The campaign, coordinated by the Witness Against Torture group, along with other human rights organizations, are banding together for a Global Day of Action to Close Guantanamo and End Indefinite Detention.

The major demonstration took place at Lafayette Square in front of the White House in Washington, DC. Additional rallies took place in other US cities, including Chicago, New York and San Francisco. London (UK), Mexico City (Mexico), Munich (Germany), Sydney (Australia) and Toronto (Canada) are also joining the campaign.

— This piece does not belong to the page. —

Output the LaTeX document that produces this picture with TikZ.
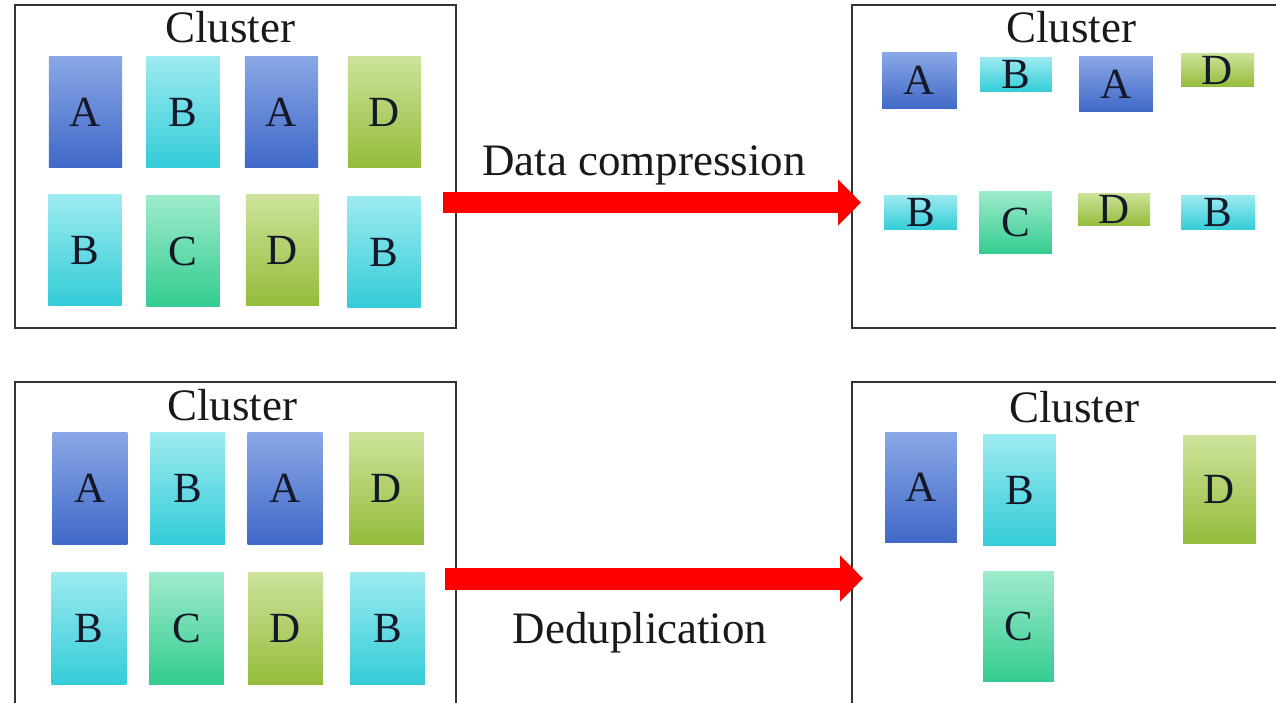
\documentclass[tikz,border=0pt]{standalone}
\usepackage{fontspec}
\setmainfont{Liberation Serif}
\usetikzlibrary{arrows.meta}
\definecolor{atop}{HTML}{8AA8E6}
\definecolor{abot}{HTML}{3F68C8}
\definecolor{btop}{HTML}{9DEBF0}
\definecolor{bbot}{HTML}{33CCD8}
\definecolor{ctop}{HTML}{9EEBCB}
\definecolor{cbot}{HTML}{33CC90}
\definecolor{dtop}{HTML}{CDE39B}
\definecolor{dbot}{HTML}{94BC3A}
\definecolor{ink}{HTML}{141828}
\tikzset{
    blk/.style={rectangle,inner sep=0pt,minimum width=1.47cm,minimum height=2.22cm,
        text=ink,font=\fontsize{24.5}{25}\selectfont},
    blkA/.style={blk,top color=atop,bottom color=abot},
    blkB/.style={blk,top color=btop,bottom color=bbot},
    blkC/.style={blk,top color=ctop,bottom color=cbot},
    blkD/.style={blk,top color=dtop,bottom color=dbot},
    cluster/.style={draw=black!80,line width=1.7pt},
    title/.style={anchor=base,text=black!90,font=\fontsize{25.6}{26}\selectfont},
    bigarrow/.style={red,line width=0.44cm,arrows={-Triangle[length=0.46cm,width=0.9cm]}},
    }
\begin{document}
\begin{tikzpicture}[x=0.02cm,y=-0.02cm]
    \clip (0,0) rectangle (1276,703);
    \fill[white] (0,0) rectangle (1276,703);

    % clusters
    \draw[cluster] (15,5) rectangle (456,328);
    \draw[cluster] (852,5) rectangle (1300,328);
    \draw[cluster] (15,382) rectangle (456,720);
    \draw[cluster] (852,382) rectangle (1300,720);

    \node[title] (t1) at (230,42) {Cluster};
    \node[title] (t2) at (1071,42) {Cluster};
    \node[title] (t3) at (232,420) {Cluster};
    \node[title] (t4) at (1074,422) {Cluster};

    % top left
    \node[blkA] (a1) at (85.5,112) {A};
    \node[blkB] (b1) at (183,112) {B};
    \node[blkA] (a2) at (281.5,112) {A};
    \node[blkD] (d1) at (384.5,112) {D};
    \node[blkB] (b2) at (85,250) {B};
    \node[blkC] (c1) at (183,251) {C};
    \node[blkD] (d2) at (282.5,250) {D};
    \node[blkB] (b3) at (384,252) {B};

    % top right
    \node[blkA,minimum width=1.5cm,minimum height=1.14cm] (ca1) at (919.5,80.5) {A};
    \node[blkB,minimum width=1.44cm,minimum height=0.7cm] (cb1) at (1016,74.5) {B};
    \node[blkA,minimum width=1.48cm,minimum height=1.12cm] (ca2) at (1116,84) {A};
    \node[blkD,minimum width=1.46cm,minimum height=0.68cm] (cd1) at (1217.5,70) {D};
    \node[blkB,minimum width=1.46cm,minimum height=0.7cm] (cb2) at (920.5,212.5) {B};
    \node[blkC,minimum width=1.46cm,minimum height=1.26cm] (cc1) at (1015.5,222.5) {C};
    \node[blkD,minimum width=1.44cm,minimum height=0.66cm] (cd2) at (1114,209.5) {D};
    \node[blkB,minimum width=1.48cm,minimum height=0.7cm] (cb3) at (1218,212.5) {B};

    % bottom left
    \node[blkA,minimum width=1.5cm,minimum height=2.24cm] (a3) at (90,488.5) {A};
    \node[blkB,minimum width=1.5cm,minimum height=2.24cm] (b4) at (187.5,488.5) {B};
    \node[blkA,minimum width=1.5cm,minimum height=2.24cm] (a4) at (285,488.5) {A};
    \node[blkD,minimum width=1.5cm,minimum height=2.24cm] (d3) at (386.5,488.5) {D};
    \node[blkB,minimum width=1.5cm,minimum height=2.26cm] (b5) at (89,628.5) {B};
    \node[blkC,minimum width=1.5cm,minimum height=2.26cm] (c2) at (186.5,628.5) {C};
    \node[blkD,minimum width=1.5cm,minimum height=2.26cm] (d4) at (285.5,628.5) {D};
    \node[blkB,minimum width=1.5cm,minimum height=2.26cm] (b6) at (387.5,628.5) {B};

    % bottom right
    \node[blkA,minimum width=1.44cm] (da1) at (921,487.5) {A};
    \node[blkB,minimum width=1.46cm,minimum height=2.24cm] (db1) at (1019.5,490) {B};
    \node[blkD,minimum width=1.46cm,minimum height=2.18cm] (dd1) at (1219.5,489.5) {D};
    \node[blkC,minimum width=1.42cm] (dc1) at (1018.5,626.5) {C};

    % arrows
    \coordinate (cmpS) at (443,202.5);
    \coordinate (cmpE) at (861,202.5);
    \coordinate (dupS) at (445,578.5);
    \coordinate (dupE) at (863,578.5);
    \draw[bigarrow] (cmpS) -- (cmpE);
    \draw[bigarrow] (dupS) -- (dupE);

    \node[title] (cmp) at (644,175) {Data compression};
    \node[title] (dup) at (640,643) {Deduplication};
\end{tikzpicture}
\end{document}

The protesters made speeches and wore orange jumpsuits representing detainees as part of photogenic demonstrations, according to a statement by Amnesty International, another organizer of the action. The participants of the rally were also urged to sign a petition and tweet at Barack Obama and @WhiteHouse.

On May 23, 2013, Obama again promised to close the detention facility but the situation in notorious prison hasn’t improved so far. Now a year later human rights groups decided to remind the US president of his broken promise. The first ‘vow’ to close the prison was made during Obama’s first presidential campaign back in 2007.

“Guantanamo continues to be an example of how the United States has forfeited the most basic human rights. We now stand as a country that tortures and detains prisoners indefinitely,” says the group on its website.

In 2009, the freshly-inaugurated President Obama signed an executive order to close the detention facility within one year. However, the prison remained operational. He claimed the vow meant to "restore the standards of due process and the core constitutional values that have made this country great even in the midst of war, even in dealing with terrorism."

Two years later in 2011, he signed another executive order, focused on creating a review process for detainees aiming to "establish, as a discretionary matter, a process to review on a periodic basis the executive branches continued, discretionary exercise of existing detention authority in individual cases."

According to another human rights group, The World Can't Wait, which joined the campaign, Guantanamo prison “was always wrong and no government should be able to create such torture camps.”